(Dataset items)
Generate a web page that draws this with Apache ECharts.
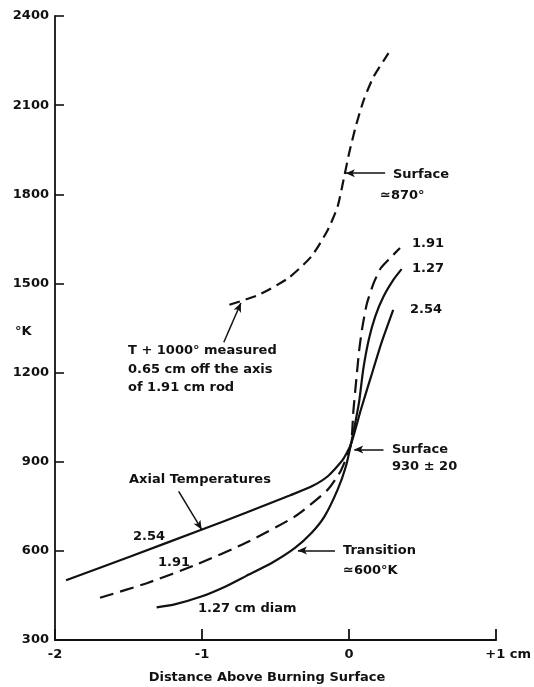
<!DOCTYPE html>
<html>
<head>
<meta charset="utf-8">
<script src="https://cdn.jsdelivr.net/npm/echarts@6/dist/echarts.min.js"></script>
<style>html,body{margin:0;padding:0;background:#fff}#c{width:534px;height:687px}</style>
</head>
<body>
<div id="c"></div>
<script>
// ---- data (distance above burning surface in cm, temperature in °K) ----
const xTickValues = [-2, -1, 0, 1];
const yTickValues = [300, 600, 900, 1200, 1500, 1800, 2100, 2400];

// T + 1000°, measured 0.65 cm off the axis of the 1.91 cm rod
const offAxis191 = [[-0.814,1428],[-0.613,1462],[-0.413,1518],[-0.256,1591],[-0.145,1680],[-0.078,1759],[-0.033,1860],[0.0,1938],[0.045,2028],[0.100,2118],[0.167,2196],[0.268,2275]];
// Axial temperatures
const axial254 = [[-1.925,501],[-1.483,582],[-1.0,672],[-0.702,728],[-0.40,787],[-0.25,818],[-0.145,851],[-0.045,905],[0.012,958],[0.08,1075],[0.15,1188],[0.22,1300],[0.30,1411]];
const axial191 = [[-1.694,442],[-1.371,492],[-1.037,554],[-0.702,627],[-0.368,716],[-0.145,806],[-0.056,870],[0.012,958],[0.029,1070],[0.049,1176],[0.069,1277],[0.091,1355],[0.122,1434],[0.167,1501],[0.216,1552],[0.268,1580],[0.346,1619]];
const axial127 = [[-1.309,410],[-1.193,419],[-1.0,447],[-0.836,481],[-0.702,515],[-0.524,560],[-0.368,610],[-0.256,660],[-0.167,716],[-0.078,806],[-0.022,884],[0.012,958],[0.067,1098],[0.096,1210],[0.134,1311],[0.178,1389],[0.234,1456],[0.301,1512],[0.357,1548]];

// annotation arrows [from, to] in data coordinates
const arrows = [
  [[0.245,1871],[-0.022,1871]],
  [[-0.852,1302],[-0.736,1434]],
  [[0.234,941],[0.035,941]],
  [[-1.159,800],[-1.003,672]],
  [[-0.096,601],[-0.348,601]]
];

const FONT = '"DejaVu Sans", "Liberation Sans", sans-serif';
const INK = '#111';

const notes = [
  ['Surface', 393, 168], ['\u2243870\u00b0', 380, 189],
  ['1.91', 412, 237], ['1.27', 412, 262], ['2.54', 410, 303],
  ['Surface', 392, 443], ['930 \u00b1 20', 392, 460],
  ['T + 1000\u00b0 measured', 128, 344], ['0.65 cm off the axis', 128, 363], ['of 1.91 cm rod', 128, 381],
  ['Axial Temperatures', 129, 473],
  ['2.54', 133, 530], ['1.91', 158, 556], ['1.27 cm diam', 198, 602],
  ['Transition', 343, 544], ['\u2243600\u00b0K', 343, 564],
  ['\u00b0K', 15, 325]
];

const chart = echarts.init(document.getElementById('c'), null, {renderer: 'canvas'});

function lineSeries(name, data, dashed, dash) {
  return {
    name: name, type: 'line', data: data, smooth: 0.2, symbol: 'none',
    lineStyle: {color: INK, width: 2.2, type: dashed ? dash : 'solid', cap: 'butt'},
    z: 3
  };
}

const series = [
  lineSeries('T+1000° off-axis 1.91', offAxis191, true, [11, 6]),
  lineSeries('2.54', axial254, false),
  lineSeries('1.91', axial191, true, [14, 7]),
  lineSeries('1.27', axial127, false)
];
series.push({
  type: 'line', data: [], symbol: 'none', silent: true,
  markLine: {
    silent: true, animation: false,
    symbol: ['none', 'arrow'], symbolSize: [6, 9],
    label: {show: false},
    lineStyle: {color: INK, width: 1.5, type: 'solid'},
    emphasis: {disabled: true},
    data: arrows.map(a => [{coord: a[0]}, {coord: a[1]}])
  }
});

chart.setOption({
  animation: false,
  backgroundColor: '#fff',
  grid: {left: 55, right: 30, top: 16, bottom: 47, containLabel: false},
  xAxis: {
    type: 'value', min: xTickValues[0], max: xTickValues[xTickValues.length - 1], interval: 1,
    axisLine: {show: true, onZero: false, lineStyle: {color: INK, width: 1.8}},
    axisTick: {show: true, inside: true, length: 11, lineStyle: {color: INK, width: 1.8}},
    splitLine: {show: false},
    axisLabel: {
      margin: 8, color: INK, fontSize: 13, fontWeight: 'bold', fontFamily: FONT,
      showMinLabel: true, showMaxLabel: true,
      formatter: v => v === 1 ? '{p|+1 cm}' : (v < 0 ? '-' + Math.abs(v) : String(v)),
      rich: {p: {padding: [0, 0, 0, 24], color: INK, fontSize: 13, fontWeight: 'bold', fontFamily: FONT}}
    }
  },
  yAxis: {
    type: 'value', min: yTickValues[0], max: yTickValues[yTickValues.length - 1], interval: 300,
    axisLine: {show: true, onZero: false, lineStyle: {color: INK, width: 1.8}},
    axisTick: {show: true, inside: true, length: 9, lineStyle: {color: INK, width: 1.6}},
    splitLine: {show: false},
    axisLabel: {margin: 6, color: INK, fontSize: 13, fontWeight: 'bold', fontFamily: FONT, formatter: v => String(v)}
  },
  graphic: notes.map(n => ({
    type: 'text', left: n[1], top: n[2], silent: true,
    style: {text: n[0], fill: INK, font: 'bold 13px ' + FONT}
  })).concat([{
    type: 'text', left: 'center', top: 671, silent: true,
    style: {text: 'Distance Above Burning Surface', fill: INK, font: 'bold 13px ' + FONT}
  }]),
  series: series
});
</script>
</body>
</html>
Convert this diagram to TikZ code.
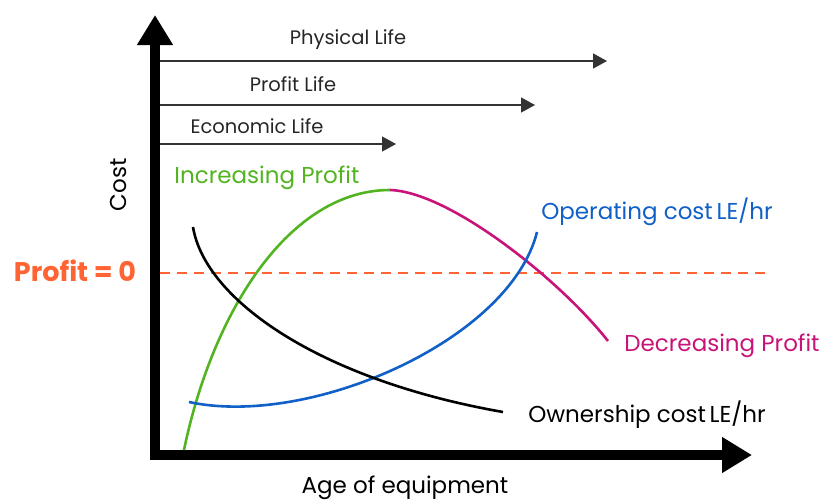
\documentclass[tikz,border=0pt]{standalone}
\usepackage{fontspec}
\setmainfont{Poppins}
\usetikzlibrary{arrows.meta,positioning}

\definecolor{growgreen}{RGB}{82,180,32}
\definecolor{dropred}{RGB}{200,20,120}
\definecolor{opblue}{RGB}{16,96,200}
\definecolor{zeroorange}{RGB}{255,100,50}

\tikzset{
    lifearrow/.style={draw=black!80, line width=1.4pt, -{Triangle[length=14pt,width=15pt]}},
    axisarrow/.style={draw=black, line width=10pt, -{Triangle[length=30pt,width=34pt]}},
    lifelabel/.style={font=\fontsize{19.5}{22}\selectfont, text=black!85},
    curvelabel/.style={font=\fontsize{23}{26}\selectfont},
    curve/.style={line width=2.6pt}
}

\begin{document}
\begin{tikzpicture}[x=1pt, y=-1pt]
    \useasboundingbox (0,0) rectangle (825,501);

    % Axes
    \coordinate (origin) at (155,455);
    \coordinate (ytip) at (155,15);
    \coordinate (xtip) at (752,455);
    \draw[axisarrow] (155,460) -- (ytip);
    \draw[axisarrow] (150,455) -- (xtip);
    \node[curvelabel, rotate=90] (costlbl) at (118,185) {Cost};
    \node[curvelabel] (agelbl) at (405,488) {Age of equipment};

    % Life arrows
    \coordinate (physstart) at (160,61);
    \coordinate (physend) at (607,61);
    \coordinate (profstart) at (160,105);
    \coordinate (profend) at (535,105);
    \coordinate (econstart) at (160,144);
    \coordinate (econend) at (396,144);
    \draw[lifearrow] (physstart) -- (physend);
    \draw[lifearrow] (profstart) -- (profend);
    \draw[lifearrow] (econstart) -- (econend);
    \node[lifelabel] (physlbl) at (348,40) {Physical Life};
    \node[lifelabel] (proflbl) at (293,84) {Profit Life};
    \node[lifelabel] (econlbl) at (257,126) {Economic Life};

    % Profit = 0 line
    \node[text=zeroorange, font=\fontsize{27}{30}\bfseries] (zerolbl) at (75,271) {Profit = 0};
    \coordinate (zerostart) at (160,273);
    \coordinate (zeroend) at (765,273);
    \draw[zeroorange, line width=2pt, dash pattern=on 10pt off 7pt] (zerostart) -- (zeroend);

    % Curves
    \coordinate (growstart) at (184,450);
    \coordinate (peak) at (390,190);
    \coordinate (dropend) at (608,341);
    \coordinate (opstart) at (189,402);
    \coordinate (opend) at (537,232);
    \coordinate (ownstart) at (193,227);
    \coordinate (ownend) at (503,412);
    \draw[curve, growgreen] (growstart) .. controls (213,310) and (290,190) .. (peak);
    \draw[curve, dropred] (peak) .. controls (450,192) and (560,280) .. (dropend);
    \draw[curve, opblue] (opstart) .. controls (310,428) and (510,340) .. (opend);
    \draw[curve, black] (ownstart) .. controls (205,300) and (320,380) .. (ownend);

    % Curve labels
    \node[curvelabel, text=growgreen] (incrlbl) at (267,178) {Increasing Profit};
    \node[curvelabel, text=opblue] (oplbl) at (657,212) {Operating cost\,LE/hr};
    \node[curvelabel, text=dropred] (decrlbl) at (722,346) {Decreasing Profit};
    \node[curvelabel, text=black] (ownlbl) at (647,415) {Ownership cost\,LE/hr};
\end{tikzpicture}
\end{document}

## What is needed
Copy exactly the lines from the first line of the records above through the line with "1800, 2100, 2400];", both included, and nothing else. Pictures stay out.

## Task solution
Generate a web page that draws this with Apache ECharts.
<!DOCTYPE html>
<html>
<head>
<meta charset="utf-8">
<script src="https://cdn.jsdelivr.net/npm/echarts@6/dist/echarts.min.js"></script>
<style>html,body{margin:0;padding:0;background:#fff}#c{width:534px;height:687px}</style>
</head>
<body>
<div id="c"></div>
<script>
// ---- data (distance above burning surface in cm, temperature in °K) ----
const xTickValues = [-2, -1, 0, 1];
const yTickValues = [300, 600, 900, 1200, 1500, 1800, 2100, 2400];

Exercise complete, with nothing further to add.